Mary Oliver tells me in her poem Wild Geese that I “do not have to be good.” And I thank her for that because I have no actual intention of walking a goddamn desert on my knees repenting. It’s as Mary Karr, the Catholic convert and brilliant memoirist, writes: “We are sinners — we do want to eat the candy and fuck the Fedex guy and suck cocaine off each other’s chests.” That’s not defiance, it’s honesty. I’m not presumptuous, so I fear hell, but I hope with every breath that His mercy is deep enough even for me. And I’m scared of purgatory, but both less and more than I might be if I thought I didn’t need it. 

At least I want the help of purgatory. I can’t always say the same about the intercession of the saints. I don’t want to need the saints but I’m increasingly finding that I do. “St. Mary of Egypt is my patron saint.
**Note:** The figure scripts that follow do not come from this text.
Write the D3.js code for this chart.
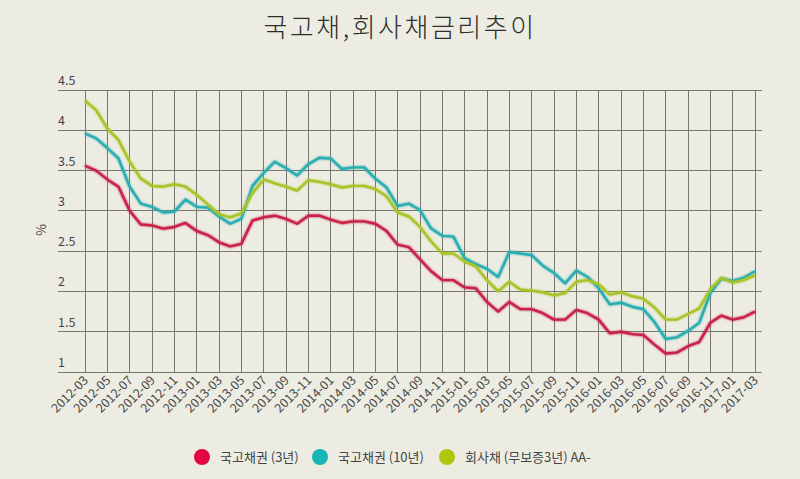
<!DOCTYPE html>
<html><head><meta charset="utf-8">
<script src="https://cdn.jsdelivr.net/npm/d3@7"></script>
<style>
body{margin:0;background:#edece2;}
svg{display:block;font-family:"Noto Sans CJK KR","Noto Sans",sans-serif;}
</style></head><body>
<svg id="c" width="800" height="479"></svg>
<script>
const months = [];
for (let y = 2012; y <= 2017; y++) for (let m = 1; m <= 12; m++) {
  const s = y + "-" + String(m).padStart(2, "0");
  if (s >= "2012-03" && s <= "2017-03") months.push(s);
}
const tickLabels = months.filter((d, i) => i % 2 === 0);
const yTicks = [1, 1.5, 2, 2.5, 3, 3.5, 4, 4.5];
const seriesNames = ["국고채권 (3년)", "국고채권 (10년)", "회사채 (무보증3년) AA-"];
const treasury3 = [3.56,3.50,3.39,3.30,3.00,2.83,2.82,2.78,2.80,2.85,2.75,2.70,2.61,2.56,2.59,2.88,2.92,2.94,2.90,2.84,2.94,2.94,2.89,2.85,2.87,2.87,2.84,2.75,2.58,2.55,2.40,2.25,2.14,2.14,2.05,2.04,1.87,1.75,1.87,1.78,1.78,1.73,1.65,1.65,1.77,1.73,1.65,1.48,1.50,1.47,1.46,1.34,1.23,1.24,1.32,1.37,1.61,1.70,1.65,1.68,1.75];
const treasury10 = [3.96,3.90,3.78,3.65,3.30,3.09,3.05,2.98,2.99,3.14,3.05,3.04,2.93,2.84,2.90,3.31,3.47,3.61,3.53,3.44,3.58,3.66,3.65,3.52,3.54,3.54,3.40,3.29,3.06,3.09,3.01,2.78,2.69,2.68,2.41,2.34,2.28,2.18,2.49,2.47,2.45,2.32,2.23,2.10,2.26,2.18,2.04,1.84,1.86,1.81,1.78,1.62,1.41,1.43,1.51,1.61,1.98,2.16,2.13,2.17,2.25];
const corporate = [4.37,4.25,4.02,3.88,3.61,3.40,3.31,3.30,3.33,3.30,3.20,3.08,2.96,2.92,2.97,3.22,3.39,3.34,3.30,3.25,3.38,3.36,3.33,3.29,3.31,3.31,3.27,3.18,2.98,2.93,2.80,2.62,2.47,2.47,2.37,2.31,2.14,2.00,2.12,2.02,2.01,1.99,1.95,1.98,2.12,2.14,2.09,1.96,1.99,1.94,1.91,1.80,1.65,1.65,1.72,1.79,2.03,2.17,2.11,2.14,2.20];
const lineColors = ["#c8234a", "#2aaeb2", "#a9c42a"];
const dotColors = ["#e3073f", "#17b5b8", "#adc80e"];
const data = [treasury3, treasury10, corporate];

const svg = d3.select("#c");
const x = d3.scalePoint().domain(months).range([85, 755]);
const y = d3.scaleLinear().domain([1, 4.5]).range([372, 90]);

// title
svg.append("text").attr("x", 400).attr("y", 37).attr("text-anchor", "middle")
  .attr("font-size", 26).attr("font-weight", 300).attr("fill", "#2e2e2e").attr("letter-spacing", "2.5px")
  .text("국고채,회사채금리추이");

const g = svg.append("g");
g.selectAll(".hg").data(yTicks).join("line")
  .attr("x1", 58).attr("x2", 762).attr("y1", d => y(d)).attr("y2", d => y(d))
  .attr("stroke", "#77776f").attr("stroke-width", 1).attr("shape-rendering", "crispEdges");
g.selectAll(".vg").data(tickLabels).join("line")
  .attr("x1", d => x(d)).attr("x2", d => x(d)).attr("y1", y(4.5)).attr("y2", y(1))
  .attr("stroke", "#77776f").attr("stroke-width", 1).attr("shape-rendering", "crispEdges");
g.selectAll(".yl").data(yTicks).join("text")
  .attr("x", 58).attr("y", d => y(d) - 5).attr("font-size", 12.5).attr("fill", "#444")
  .text(d => String(d));
svg.append("text").attr("transform", "translate(46,230) rotate(-90)")
  .attr("text-anchor", "middle").attr("font-size", 13).attr("fill", "#444").text("%");
g.selectAll(".xl").data(tickLabels).join("text")
  .attr("transform", d => `translate(${x(d) + 4},${381}) rotate(-45)`)
  .attr("text-anchor", "end").attr("font-size", 12.5).attr("fill", "#4a4a4a").text(d => d);

const line = d3.line().x((d, i) => x(months[i])).y(d => y(d));
const defs = svg.append("defs");
const f = defs.append("filter").attr("id", "glow").attr("x", "-5%").attr("y", "-5%").attr("width", "110%").attr("height", "110%");
f.append("feGaussianBlur").attr("in", "SourceGraphic").attr("stdDeviation", 1).attr("result", "b");
const fm = f.append("feMerge");
fm.append("feMergeNode").attr("in", "b");
fm.append("feMergeNode").attr("in", "SourceGraphic");
data.forEach((s, k) => {
  svg.append("path").datum(s).attr("d", line).attr("fill", "none")
    .attr("stroke", lineColors[k]).attr("stroke-width", 2.4).attr("stroke-linejoin", "round")
    .attr("filter", "url(#glow)");
});

const legX = [202, 320, 447];
const leg = svg.append("g");
seriesNames.forEach((n, k) => {
  leg.append("circle").attr("cx", legX[k]).attr("cy", 457).attr("r", 8).attr("fill", dotColors[k]);
  leg.append("text").attr("x", legX[k] + 18).attr("y", 462).attr("font-size", 13).attr("fill", "#444").text(n);
});
</script></body></html>
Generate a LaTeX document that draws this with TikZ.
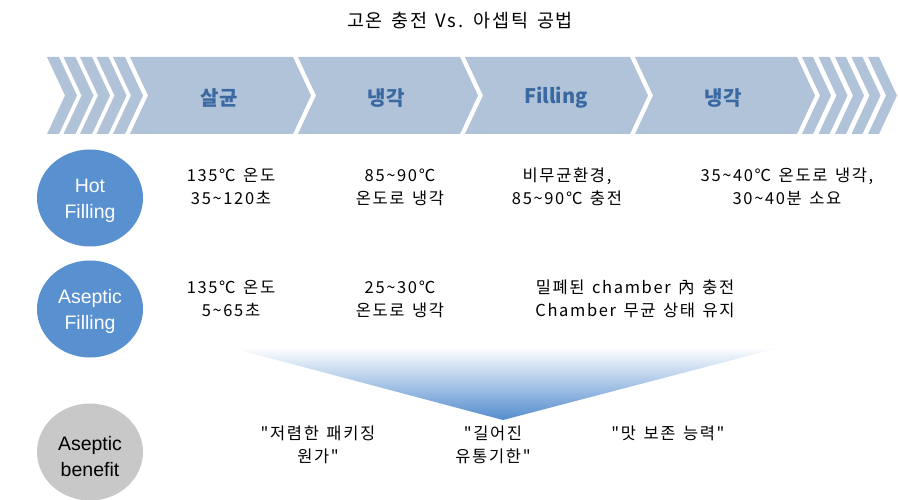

I didn’t want her to be but she is.” A friend told me this one night when we’d both been drinking: “I didn’t want her to be but she is.” And I understood, because who of us really wants to see just how great our need is? “I didn’t want her to be but she is.” That one sentence taught me more about our need for the saints than all of those atrocious biographies detailing how St. So-and-So faced many trials and temptations but stood strong in the Lord.

I don’t want to hear the stories about the saints who can help me. I’m like Kristin Lavransdattar in Undset’s classic trilogy who smiles when she hears a monk tell of the mortal sins of his past. He rebukes her by saying: “But don’t you realize how badly things stand with you now? For you would rather hear about other people’s frailties than about the deeds of decent people, which might serve as an example for you.” Well, yes, I would. I want saints who sinned and were being saved, and sinned and were saved. Because when I see my own self in the mirror, it’s those stories that give me hope. So even if St. So-and-So didn’t “fuck the Fedex guy”, I want to know that she desperately wanted to, that her body craved it, that the thought of fucking left her on her knees panting with arousal, frustration, and shame. 

Not incidentally, I’m writing this during Lent and, without fail, every year this is how I spend Lent. On my knees, but in that pose of desperate panting. Jesus spent 40 days in the desert: I spend a minute and then run right back to the city. The Spirit bids me return and return and return but I hate the desert and I hate being in the desert and I hate Lent. But also I love it. Because deep down, I know that it is good, yes, and good for me.

There’s something compelling to me about the whiskey priest. In Greene’s The Power and The Glory, the alcoholic priest wanders Mexico, giving himself to the people to hear their confessions and giving them the Body and the Blood, all while in a state of mortal sin that leaves him burdened and despairing. He tries to keep from getting caught by the Communist government who seeks to kill him but he wishes desperately that they’d catch him so he can just be done with it all. I love this man because this is my experience too, thirsting for God while fearing Him, thirsting for sin while fearing the death it births. Isn’t that what it means to be human in this transitory moment? It’s almost as if that poor whiskey priest is consigned to a perpetual Lent. But he hopes, my God does he hope, and he loves as best as he can, and somehow, maybe, it seems like this could be enough. Maybe this has always been the point where grace meets us.  

I wonder if it’s in this tension of Lent, of trying to be good but not wanting to be, of wanting to be good but failing to be, that I learn what it means to be a Catholic who needs Easter today and every day. I wonder if this is what L’Engle is getting at in the second of her memoirs when she writes: “if I am not free to accept guilt when I do wrong, then I am not free at all. If all my mistakes are excused, if there’s an alibi, a rationalization for every blunder, then I am not free at all. I have become subhuman.” Maybe Lent, and indeed Catholicism itself, is meant to teach me that, for all my aspirations to live the divine life St. Peter writes about, I am, after all, still human. Maybe this Lenten faith of the whiskey priest is the only kind of faith I have: the kind where I offer myself as I am now and love the world as it is now, the kind of faith where the sin and the saints and the virtues and the vice are inseparably part of my worship.